I even spent a morning calculating the percentage of Facebook likes a picture of my child received to make sure that others get how pretty she is. In case you’re curious, based on the ratio of responses to number of Facebook friends, we’re at 13.8%. Not bad compared to the others who were at10.4% and even 5%. Still there’s room for improvement so I’m thinking I should be more active in social networking sites.
You say neurotic? I say, try being a parent. There’s so much love in your heart for this little one that you just want to make sure, be absolutely sure, that you’re giving her the best because she deserves it.
Finally, nobody mentioned that no matter how stressful, frustrating, or exhausting it is, there’s is no feeling greater than seeing your baby’s big belly, changing her diaper, or smelling her tiny toes. Wait, other mothers have said that?
Well, it bears repeating.
How do you know that you’re dealing with parents? They cheer over occasions that only a parent will celebrate.
Even occasions when nothing really happens.

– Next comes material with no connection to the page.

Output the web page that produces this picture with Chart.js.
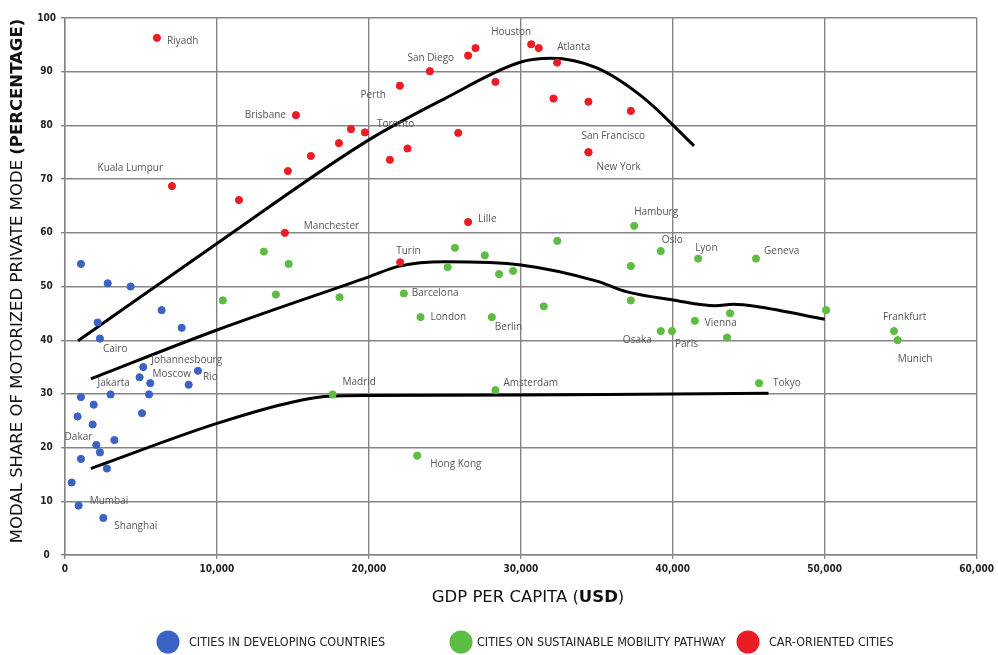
<!DOCTYPE html>
<html>
<head>
<meta charset="utf-8">
<script src="https://cdn.jsdelivr.net/npm/chart.js@4.4.1/dist/chart.umd.min.js"></script>
<style>
  html, body { margin: 0; background: #fff; }
</style>
</head>
<body>
<canvas id="chart" width="998" height="655"></canvas>
<script>
// Ciudades en países en desarrollo (PIB per cápita, % modo privado)
const developingGdp = [1050, 2810, 4320, 6360, 2150, 7680, 2300, 5150, 4910, 5610, 8750, 8140, 3000, 5530,
  1050, 1890, 5070, 830, 1820, 3250, 2060, 2300, 1050, 2760, 440, 900, 2520];
const developingShare = [54.2, 50.6, 50.0, 45.6, 43.3, 42.3, 40.3, 35.0, 33.1, 32.0, 34.3, 31.7, 29.9, 29.9,
  29.4, 28.0, 26.4, 25.8, 24.3, 21.4, 20.5, 19.1, 17.9, 16.1, 13.5, 9.2, 6.9];
const developingNames = ["", "", "", "", "", "", "Cairo", "Johannesbourg", "Moscow", "", "Rio", "", "Jakarta", "",
  "", "", "", "", "", "", "Dakar", "", "", "", "", "Mumbai", "Shanghai"];

// Ciudades en la vía de movilidad sostenible
const sustainableGdp = [13090, 14720, 10390, 13880, 18070, 17610, 25660, 27630, 25180, 28570, 29490, 32400,
  37460, 37240, 39210, 22300, 23400, 28090, 31510, 37240, 39210, 39950, 28330, 23180, 41670, 45480,
  41450, 43770, 43570, 50090, 54560, 54800, 45680];
const sustainableShare = [56.5, 54.2, 47.4, 48.5, 48.0, 29.9, 57.2, 55.8, 53.6, 52.3, 52.9, 58.5,
  61.3, 53.8, 56.6, 48.7, 44.3, 44.3, 46.3, 47.4, 41.7, 41.7, 30.7, 18.5, 55.2, 55.2,
  43.6, 45.0, 40.5, 45.6, 41.7, 40.0, 32.0];
const sustainableNames = ["", "", "", "", "", "Madrid", "", "", "", "", "", "",
  "Hamburg", "", "Oslo", "Barcelona", "London", "Berlin", "", "", "Osaka", "Paris", "Amsterdam", "Hong Kong", "Lyon", "Geneva",
  "Vienna", "", "", "", "Frankfurt", "Munich", "Tokyo"];

// Ciudades orientadas al coche
const carGdp = [6050, 15200, 7040, 11450, 14470, 14670, 16180, 18030, 18820, 19740, 22040, 24010, 26530, 27020,
  28330, 30680, 31180, 32390, 32150, 34450, 37240, 34450, 34450, 25880, 22540, 21380, 26530, 22060];
const carShare = [96.3, 81.9, 68.7, 66.1, 60.0, 71.5, 74.3, 76.7, 79.3, 78.7, 87.4, 90.1, 93.0, 94.4,
  88.1, 95.1, 94.4, 91.7, 85.0, 84.4, 82.7, 75.0, 75.0, 78.6, 75.7, 73.6, 62.0, 54.5];
const carNames = ["Riyadh", "Brisbane", "Kuala Lumpur", "", "Manchester", "", "", "", "", "Toronto", "Perth", "", "San Diego", "",
  "", "Houston", "", "Atlanta", "", "", "", "San Francisco", "New York", "", "", "", "Lille", "Turin"];

// Curvas de tendencia
const developingTrendGdp = [1700, 10000, 15000, 17600, 20000, 30000, 40000, 46300];
const developingTrendShare = [16.1, 24.5, 28.5, 29.6, 29.7, 29.8, 30.0, 30.1];
const sustainableTrendGdp = [1700, 10000, 20000, 22000, 25000, 30000, 35000, 37000, 40000, 42800, 44000, 45700, 50000];
const sustainableTrendShare = [32.8, 41.9, 51.8, 53.8, 54.6, 54.0, 51.0, 49.0, 47.5, 46.4, 46.7, 46.2, 43.9];
const carTrendGdp = [860, 10000, 20000, 25000, 30000, 32000, 35000, 38000, 41400];
const carTrendShare = [39.9, 58.0, 77.3, 85.0, 91.8, 92.5, 90.7, 85.3, 76.2];

const xTicks = [0, 10000, 20000, 30000, 40000, 50000, 60000];
const legendLabels = ["CITIES IN DEVELOPING COUNTRIES", "CITIES ON SUSTAINABLE MOBILITY PATHWAY", "CAR-ORIENTED CITIES"];

const BLUE = "#3a63c3";
const GREEN = "#5cbd42";
const RED = "#ec1c24";

// Desplazamiento de cada etiqueta respecto a su punto: [dx, dy, alineación]
const labelOffsets = {
  "Cairo": [3, 11, "left"], "Johannesbourg": [8, -7, "left"], "Moscow": [13, -3, "left"], "Rio": [5, 6, "left"],
  "Jakarta": [-13, -11, "left"], "Dakar": [-4, -8, "right"], "Mumbai": [11, -4, "left"], "Shanghai": [11, 8, "left"],
  "Madrid": [10, -12, "left"], "Hamburg": [0, -14, "left"], "Oslo": [1, -11, "left"], "Barcelona": [8, 0, "left"],
  "London": [10, 0, "left"], "Berlin": [3, 10, "left"], "Osaka": [-9, 9, "right"], "Paris": [3, 13, "left"],
  "Amsterdam": [8, -7, "left"], "Hong Kong": [13, 9, "left"], "Lyon": [-3, -10, "left"], "Geneva": [8, -7, "left"],
  "Vienna": [10, 2, "left"], "Frankfurt": [-11, -14, "left"], "Munich": [0, 19, "left"], "Tokyo": [14, 0, "left"],
  "Riyadh": [10, 3, "left"], "Brisbane": [-10, 0, "right"], "Kuala Lumpur": [-9, -18, "right"], "Manchester": [19, -7, "left"],
  "Toronto": [12, -8, "left"], "Perth": [-14, 9, "right"], "San Diego": [-14, 3, "right"], "Houston": [0, -12, "right"],
  "Atlanta": [0, -15, "left"], "San Francisco": [-7, -16, "left"], "New York": [8, 15, "left"], "Lille": [10, -3, "left"],
  "Turin": [-4, -11, "left"]
};

function toPoints(xs, ys) {
  return xs.map((x, i) => ({ x: x, y: ys[i] }));
}

function scatterSet(label, xs, ys, names, color) {
  return {
    type: "scatter",
    label: label,
    data: toPoints(xs, ys),
    names: names,
    backgroundColor: color,
    borderColor: color,
    pointRadius: 3.6,
    pointHoverRadius: 3.6,
    order: 1
  };
}

function trendSet(xs, ys) {
  return {
    type: "line",
    label: "trend",
    data: toPoints(xs, ys),
    borderColor: "#000",
    borderWidth: 3,
    pointRadius: 0,
    fill: false,
    cubicInterpolationMode: "monotone",
    order: 2
  };
}

// Etiquetas de ciudades junto a los puntos
const cityLabels = {
  id: "cityLabels",
  afterDatasetsDraw(chart) {
    const ctx = chart.ctx;
    ctx.save();
    ctx.font = "10px 'Open Sans'";
    ctx.fillStyle = "#555";
    ctx.textBaseline = "middle";
    chart.data.datasets.forEach((ds, di) => {
      if (!ds.names) return;
      const meta = chart.getDatasetMeta(di);
      ds.names.forEach((name, i) => {
        if (!name) return;
        const off = labelOffsets[name] || [8, 0, "left"];
        const pt = meta.data[i];
        ctx.textAlign = off[2];
        ctx.fillText(name, pt.x + off[0], pt.y + off[1]);
      });
    });
    ctx.restore();
  }
};

// Títulos de ejes con parte en negrita y leyenda propia
const titlesAndLegend = {
  id: "titlesAndLegend",
  afterDraw(chart) {
    const ctx = chart.ctx;
    const titleFont = "16.5px 'DejaVu Sans'";
    const titleBold = "bold 16.5px 'DejaVu Sans'";
    ctx.save();
    ctx.fillStyle = "#111";
    ctx.textBaseline = "middle";
    ctx.textAlign = "left";

    // título eje X
    const xa = "GDP PER CAPITA (", xb = "USD", xc = ")";
    ctx.font = titleFont;
    const wa = ctx.measureText(xa).width, wc = ctx.measureText(xc).width;
    ctx.font = titleBold;
    const wb = ctx.measureText(xb).width;
    let x = 528 - (wa + wb + wc) / 2;
    const y = 598;
    ctx.font = titleFont; ctx.fillText(xa, x, y); x += wa;
    ctx.font = titleBold; ctx.fillText(xb, x, y); x += wb;
    ctx.font = titleFont; ctx.fillText(xc, x, y);

    // título eje Y
    const ya = "MODAL SHARE OF MOTORIZED PRIVATE MODE ", yb = "(PERCENTAGE)";
    ctx.font = titleFont;
    const wya = ctx.measureText(ya).width;
    ctx.font = titleBold;
    const wyb = ctx.measureText(yb).width;
    ctx.save();
    ctx.translate(18, 281);
    ctx.rotate(-Math.PI / 2);
    let t = -(wya + wyb) / 2;
    ctx.font = titleFont; ctx.fillText(ya, t, 0); t += wya;
    ctx.font = titleBold; ctx.fillText(yb, t, 0);
    ctx.restore();

    // leyenda
    const colors = [BLUE, GREEN, RED];
    const cx = [168, 461, 748];
    const tx = [189, 477, 769];
    ctx.font = "12.5px 'DejaVu Sans Condensed'";
    legendLabels.forEach((lab, i) => {
      ctx.beginPath();
      ctx.fillStyle = colors[i];
      ctx.ellipse(cx[i], 642, 11.5, 11.5, 0, 0, Math.PI * 2);
      ctx.fill();
      ctx.fillStyle = "#222";
      ctx.fillText(lab, tx[i], 643);
    });
    ctx.restore();
  }
};

new Chart(document.getElementById("chart"), {
  data: {
    datasets: [
      scatterSet(legendLabels[0], developingGdp, developingShare, developingNames, BLUE),
      scatterSet(legendLabels[1], sustainableGdp, sustainableShare, sustainableNames, GREEN),
      scatterSet(legendLabels[2], carGdp, carShare, carNames, RED),
      trendSet(developingTrendGdp, developingTrendShare),
      trendSet(sustainableTrendGdp, sustainableTrendShare),
      trendSet(carTrendGdp, carTrendShare)
    ]
  },
  options: {
    responsive: false,
    animation: false,
    layout: { padding: { top: 18, right: 21, left: 0, bottom: 0 } },
    plugins: {
      legend: { display: false },
      tooltip: { enabled: false }
    },
    scales: {
      x: {
        type: "linear",
        min: 0,
        max: 60000,
        afterBuildTicks: s => { s.ticks = xTicks.map(v => ({ value: v })); },
        afterFit: s => { s.height = 100; },
        ticks: {
          padding: 4,
          color: "#222",
          font: { family: "DejaVu Sans Condensed", size: 10, weight: "bold" },
          callback: v => v.toLocaleString("en-US")
        },
        grid: { color: "#858585", lineWidth: 1.4, tickLength: 4 },
        border: { color: "#858585", width: 1.4 }
      },
      y: {
        min: 0,
        max: 100,
        afterFit: s => { s.width = 65; },
        ticks: {
          stepSize: 10,
          padding: 5,
          crossAlign: "center",
          color: "#222",
          font: { family: "DejaVu Sans Condensed", size: 10, weight: "bold" }
        },
        grid: { color: "#858585", lineWidth: 1.4, tickLength: 4 },
        border: { color: "#858585", width: 1.4 }
      }
    }
  },
  plugins: [cityLabels, titlesAndLegend]
});
</script>
</body>
</html>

Hannah sighs and we fall into a trance. She coos, we burst at the seams with delight. All she has to do is exist and we’re done for. She’s the best, most amazing little lady in the whole universe.
Oh, and one more sign you’re dealing with a parent? We tend to speak in a very distinct way.
This week was a big week for us.
On Friday, I went to my first work meeting since giving birth. I was super excited to talk to another adult and converse over matters that were important enough to take notes on. Plus, I would be doing all that while wearing actual shoes. What a treat.
The meeting was quite interesting for the first 30 minutes or so. Then, it hit me.
I missed my daughter so badly. The meeting was an unbelievable waste of time compared to time spent with Hannah. With my notes in disarray and my shoes pinching my feet, I realized with utmost finality that my priorities have shifted. I just wanted to hold my baby.
By the 45 minute mark, I had all sorts of scenarios running through my head. What if the milk I packed for her spilled and she’s starving? What if she’s crying for me and I’m not there so she forgets me? Forever.
It’s funny how the brain works in situations like this.
Did I mention that I made arrangements for my mom to babysit Hannah and that they were about five minutes from where I was?
A mama’s heart is a strange thing indeed. Having Hannah has inspired me to work harder than ever before. I want her to have a good life and I never want to deprive her of anything she needs. More importantly, I want her to see me as a strong, accomplished woman so she can be better than I am and achieve greater things than what I even dream of now. But at the same time, I just want to spend every waking moment with her. Anything less feels like I’m letting her down.
Can I just clone myself please? Although I have a feeling that might not work either.